Coming Out Bi: My Story
Every gay person has their coming out story. For a bi person, the experience is different. There is an assumption that bi people are confused and untrustworthy. We are on our way to coming out ‘fully gay,’ or going ‘back to straight.’ Our sexuality is deemed a phase or erased. Sadly, this means coming out is often just the beginning for us: the beginning of a lifetime of coming out over and over again to people who just don’t understand bisexuality.
This is my story of coming out: first as “queer” and then, later, finally accepting my bisexuality.
It didn’t happen at the right time. It happened when it had to happen. I was engaged to my male best friend, just months before the wedding. I fell in love with a woman for the first time.
It was like coming undone. Everything I believed in was no longer true, yet everything started to make sense.
I had to tell someone. I told my mother and my brother. My mother reacted as any small town mother would. Since she had only known me to be with men, she thought I was ‘going through a phase.’ She didn’t know I had kissed girls growing up in Nova Scotia. It was something I never took seriously, until it was serious.
My brother is gay. He would understand. He didn’t. He found my story funny. He took a light hearted approach, thinking I was experimenting. I would ‘go back to men.’ He was proud of me though. It took courage to defy family and societal pressures by calling off a wedding.
The woman who opened me up, and tore me open, was there in the beginning, but not for long. She gave me time to be alone, to figure things out.
Everyone had their theory about my life. People wanted proof that I was trustworthy. I was deemed promiscuous and on the fence.
I stepped out of my comfort zone. I met gay women. Most were suspicious of me. Why had I never been in a long term relationship with a woman before? Was I still interested in men? What was I looking for exactly?
A lot of the prejudice directed my way was based upon one or another assumption: ‘There is only straight or gay,’ and anyone claiming to be attracted to women as well as men ‘cannot be trusted.’ Bi people will go ‘back to dating someone of the opposite sex.’ They are ‘only experimenting.’ Every time I confronted one of these unfair assumptions, it felt personal. Why don’t people trust me? I knew I was bisexual, but given the biphobia I was getting even from the gay community, using the word “queer” seemed safer. I was scared to come out as bi.
When I dated my first female partner, I came out as queer in a big way. She was very social, and I joined her in many night-life outings; music events, and rock bars. We went to very straight bars with very straight people. In this setting, my sexuality was consumed for the pleasure of others. Self-identified straight men and women propositioned me and asked me very sexual questions. These were questions that one straight person would generally not ask another. A queer woman who appears to fit into heteronormative culture and desire is meant for consumption, they seem to believe. She is not worthy of respect, and she is deemed ‘promiscuous.’
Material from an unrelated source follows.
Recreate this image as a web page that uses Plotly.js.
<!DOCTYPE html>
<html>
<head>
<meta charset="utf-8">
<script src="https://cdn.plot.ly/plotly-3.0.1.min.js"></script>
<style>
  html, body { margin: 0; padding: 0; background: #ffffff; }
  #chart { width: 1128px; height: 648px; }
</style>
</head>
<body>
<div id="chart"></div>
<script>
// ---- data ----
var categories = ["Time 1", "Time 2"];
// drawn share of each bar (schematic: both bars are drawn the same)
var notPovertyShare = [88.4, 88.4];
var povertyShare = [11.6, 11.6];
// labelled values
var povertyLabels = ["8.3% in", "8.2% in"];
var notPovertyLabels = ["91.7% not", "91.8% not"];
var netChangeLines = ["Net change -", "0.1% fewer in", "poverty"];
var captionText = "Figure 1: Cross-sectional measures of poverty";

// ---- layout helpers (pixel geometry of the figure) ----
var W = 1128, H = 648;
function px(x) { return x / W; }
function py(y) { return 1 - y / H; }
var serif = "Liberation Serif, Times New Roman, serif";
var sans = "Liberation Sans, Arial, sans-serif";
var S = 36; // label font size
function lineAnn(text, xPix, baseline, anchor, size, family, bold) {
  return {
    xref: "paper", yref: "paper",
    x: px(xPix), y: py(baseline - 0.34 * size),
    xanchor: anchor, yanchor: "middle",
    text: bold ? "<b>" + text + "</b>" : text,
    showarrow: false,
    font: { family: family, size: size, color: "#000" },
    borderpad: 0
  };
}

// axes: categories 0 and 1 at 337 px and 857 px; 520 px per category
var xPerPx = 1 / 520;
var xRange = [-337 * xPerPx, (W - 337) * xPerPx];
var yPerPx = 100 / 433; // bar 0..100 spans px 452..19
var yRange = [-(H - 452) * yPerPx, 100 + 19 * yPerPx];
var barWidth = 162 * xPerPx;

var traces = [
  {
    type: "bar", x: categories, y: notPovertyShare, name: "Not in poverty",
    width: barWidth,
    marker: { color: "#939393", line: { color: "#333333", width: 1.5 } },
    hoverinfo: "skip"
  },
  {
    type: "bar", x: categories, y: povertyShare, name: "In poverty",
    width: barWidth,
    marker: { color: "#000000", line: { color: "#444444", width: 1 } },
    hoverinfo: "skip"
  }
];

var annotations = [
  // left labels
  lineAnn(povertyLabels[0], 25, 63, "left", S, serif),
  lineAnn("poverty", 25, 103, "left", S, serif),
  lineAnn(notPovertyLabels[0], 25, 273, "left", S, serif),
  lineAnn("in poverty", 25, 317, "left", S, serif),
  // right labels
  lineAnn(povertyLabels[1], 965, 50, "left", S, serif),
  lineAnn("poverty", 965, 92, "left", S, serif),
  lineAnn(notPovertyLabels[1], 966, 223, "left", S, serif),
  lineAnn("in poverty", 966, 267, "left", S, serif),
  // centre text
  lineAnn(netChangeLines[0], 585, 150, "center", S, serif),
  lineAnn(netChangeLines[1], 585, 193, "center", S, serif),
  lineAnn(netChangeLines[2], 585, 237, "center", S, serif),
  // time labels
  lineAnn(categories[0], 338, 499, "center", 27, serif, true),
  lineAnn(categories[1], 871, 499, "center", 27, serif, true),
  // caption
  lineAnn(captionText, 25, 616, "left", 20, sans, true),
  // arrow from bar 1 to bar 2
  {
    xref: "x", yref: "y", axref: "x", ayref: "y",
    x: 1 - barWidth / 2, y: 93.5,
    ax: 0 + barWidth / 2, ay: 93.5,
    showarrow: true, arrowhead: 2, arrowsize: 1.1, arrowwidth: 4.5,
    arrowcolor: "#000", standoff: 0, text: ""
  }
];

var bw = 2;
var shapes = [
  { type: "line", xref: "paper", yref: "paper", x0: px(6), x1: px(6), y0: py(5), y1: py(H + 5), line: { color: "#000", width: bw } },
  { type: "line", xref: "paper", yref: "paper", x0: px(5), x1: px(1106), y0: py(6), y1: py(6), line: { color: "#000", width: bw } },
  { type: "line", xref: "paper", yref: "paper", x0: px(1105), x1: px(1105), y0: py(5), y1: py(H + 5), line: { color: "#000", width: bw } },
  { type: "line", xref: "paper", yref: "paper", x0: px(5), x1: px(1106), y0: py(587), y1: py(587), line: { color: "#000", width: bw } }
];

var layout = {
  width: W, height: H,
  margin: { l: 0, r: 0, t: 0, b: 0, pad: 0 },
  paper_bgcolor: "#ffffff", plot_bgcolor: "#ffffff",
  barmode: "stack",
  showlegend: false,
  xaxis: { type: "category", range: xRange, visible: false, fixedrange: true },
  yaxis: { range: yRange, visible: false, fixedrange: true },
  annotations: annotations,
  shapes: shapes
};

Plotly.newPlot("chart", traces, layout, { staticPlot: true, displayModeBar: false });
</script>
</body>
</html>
That relationship turned tumultuous quickly. We moved to a new city together and couldn’t handle the pressure.
My ex-fiancé was always in my life. We remained best friends through everything. Moving home to Toronto, I went back with him. People assumed I was ‘straight again.’ Those who had dropped out of my life were suddenly interested in me once more. This frustrated me endlessly, so I made a point to own my bisexuality, to claim my bisexual identity powerfully. I would not be mislabelled. I would not be erased.
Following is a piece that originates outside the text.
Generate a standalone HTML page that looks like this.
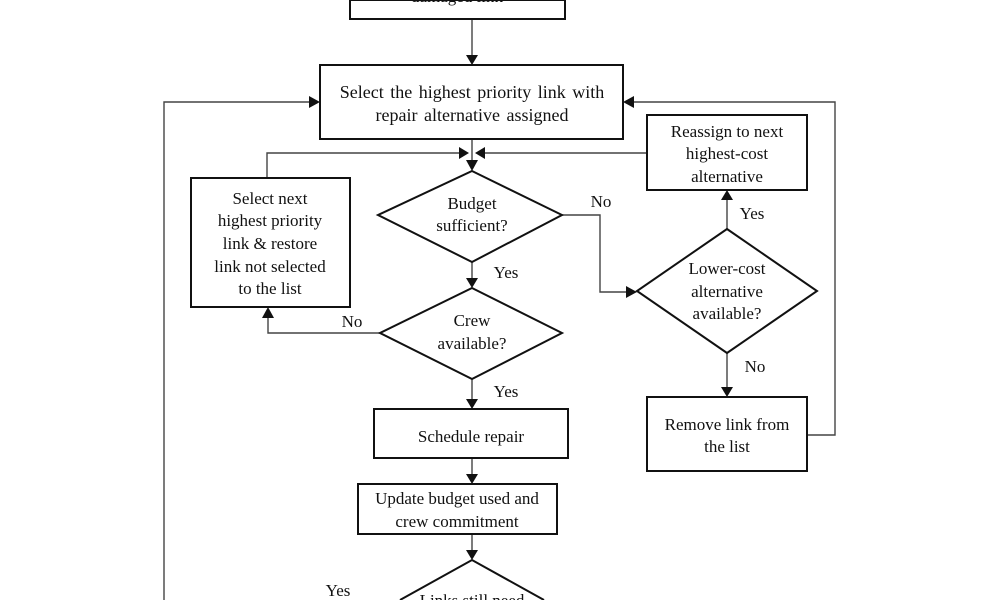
<!DOCTYPE html>
<html><head><meta charset="utf-8"><style>
html,body{margin:0;padding:0;background:#fff;overflow:hidden;width:1000px;height:600px;}
svg{display:block;}
text{font-family:"Liberation Serif",serif;font-size:17px;fill:#111;text-anchor:middle;}
.big{font-size:18px;word-spacing:2px;}
.b{fill:#fff;stroke:#111;stroke-width:2;}
.c{fill:none;stroke:#444;stroke-width:1.4;}
.a{fill:#111;}
</style></head><body>
<svg width="1000" height="600" viewBox="0 0 1000 600" xmlns="http://www.w3.org/2000/svg">
<defs><clipPath id="cp"><rect x="0" y="0" width="1000" height="600"/></clipPath></defs>
<g clip-path="url(#cp)">
<path class="c" d="M472 19V58"/><polygon class="a" points="466,55 478,55 472,65"/>
<path class="c" d="M472 139V163"/><polygon class="a" points="466,160 478,160 472,171"/>
<path class="c" d="M267 178V153H462"/><polygon class="a" points="459,147 459,159 469,153"/>
<path class="c" d="M647 153H482"/><polygon class="a" points="485,147 485,159 475,153"/>
<path class="c" d="M164 600V102H312"/><polygon class="a" points="309,96 309,108 320,102"/>
<path class="c" d="M807 435H835V102H631"/><polygon class="a" points="634,96 634,108 623,102"/>
<path class="c" d="M562 215H600V292H629"/><polygon class="a" points="626,286 626,298 637,292"/>
<path class="c" d="M727 230V198"/><polygon class="a" points="721,200 733,200 727,190"/>
<path class="c" d="M727 353V389"/><polygon class="a" points="721,387 733,387 727,397"/>
<path class="c" d="M472 262V280"/><polygon class="a" points="466,278 478,278 472,288"/>
<path class="c" d="M380 333H268V316"/><polygon class="a" points="262,318 274,318 268,307"/>
<path class="c" d="M472 379V401"/><polygon class="a" points="466,399 478,399 472,409"/>
<path class="c" d="M472 458V476"/><polygon class="a" points="466,474 478,474 472,484"/>
<path class="c" d="M472 534V552"/><polygon class="a" points="466,550 478,550 472,560"/>
<rect class="b" x="350" y="0" width="215" height="19"/>
<text x="457" y="2">damaged link</text>
<rect class="b" x="320" y="65" width="303" height="74"/>
<text class="big" x="472" y="98">Select the highest priority link with</text>
<text class="big" x="472" y="121">repair alternative assigned</text>
<rect class="b" x="191" y="178" width="159" height="129"/>
<text x="270" y="204">Select next</text>
<text x="270" y="226">highest priority</text>
<text x="270" y="249">link &amp; restore</text>
<text x="270" y="272">link not selected</text>
<text x="270" y="294">to the list</text>
<rect class="b" x="647" y="115" width="160" height="75"/>
<text x="727" y="137">Reassign to next</text>
<text x="727" y="159">highest-cost</text>
<text x="727" y="182">alternative</text>
<rect class="b" x="647" y="397" width="160" height="74"/>
<text x="727" y="430">Remove link from</text>
<text x="727" y="452">the list</text>
<rect class="b" x="374" y="409" width="194" height="49"/>
<text x="471" y="442">Schedule repair</text>
<rect class="b" x="358" y="484" width="199" height="50"/>
<text x="457" y="504">Update budget used and</text>
<text x="457" y="527">crew commitment</text>
<polygon class="b" points="472,171 562,215 472,262 378,215"/>
<text x="472" y="209">Budget</text>
<text x="472" y="231">sufficient?</text>
<polygon class="b" points="472,288 562,333 472,379 380,333"/>
<text x="472" y="326">Crew</text>
<text x="472" y="349">available?</text>
<polygon class="b" points="727,229 817,291 727,353 637,291"/>
<text x="727" y="274">Lower-cost</text>
<text x="727" y="297">alternative</text>
<text x="727" y="319">available?</text>
<path class="b" d="M400 600L472 560L544 600"/>
<text x="472" y="606">Links still need</text>
<text x="601" y="207">No</text>
<text x="752" y="219">Yes</text>
<text x="755" y="372">No</text>
<text x="506" y="278">Yes</text>
<text x="352" y="327">No</text>
<text x="506" y="397">Yes</text>
<text x="338" y="596">Yes</text>
</g>
</svg>
</body></html>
I began reading and writing about bisexuality. I found that language, having a word that described me, helped me not only explain myself to others but also to better understand myself. Honestly embracing a part of myself meant embracing a word that honestly described me. Being bisexual is a positive thing; it empowers me to resist social pressures and gives me the courage to be myself in more ways than one. Having flexibility in love, freedom to navigate the waters of gender and sexuality, felt awesome.
I am now with a genderqueer woman who has been a best friend since our first meeting. She was one of the first people I met, when I came out, who accepted me. She didn’t question my motives or find me untrustworthy. She understood.
I still get asked invasive questions regularly. But I feel secure enough in my bisexuality to stand my ground. How I answer, or if I will answer, and how I will discuss things is up to me.
It’s important to tell your own stories. Don’t let anyone else speak for you… I am bisexual, and I am proud!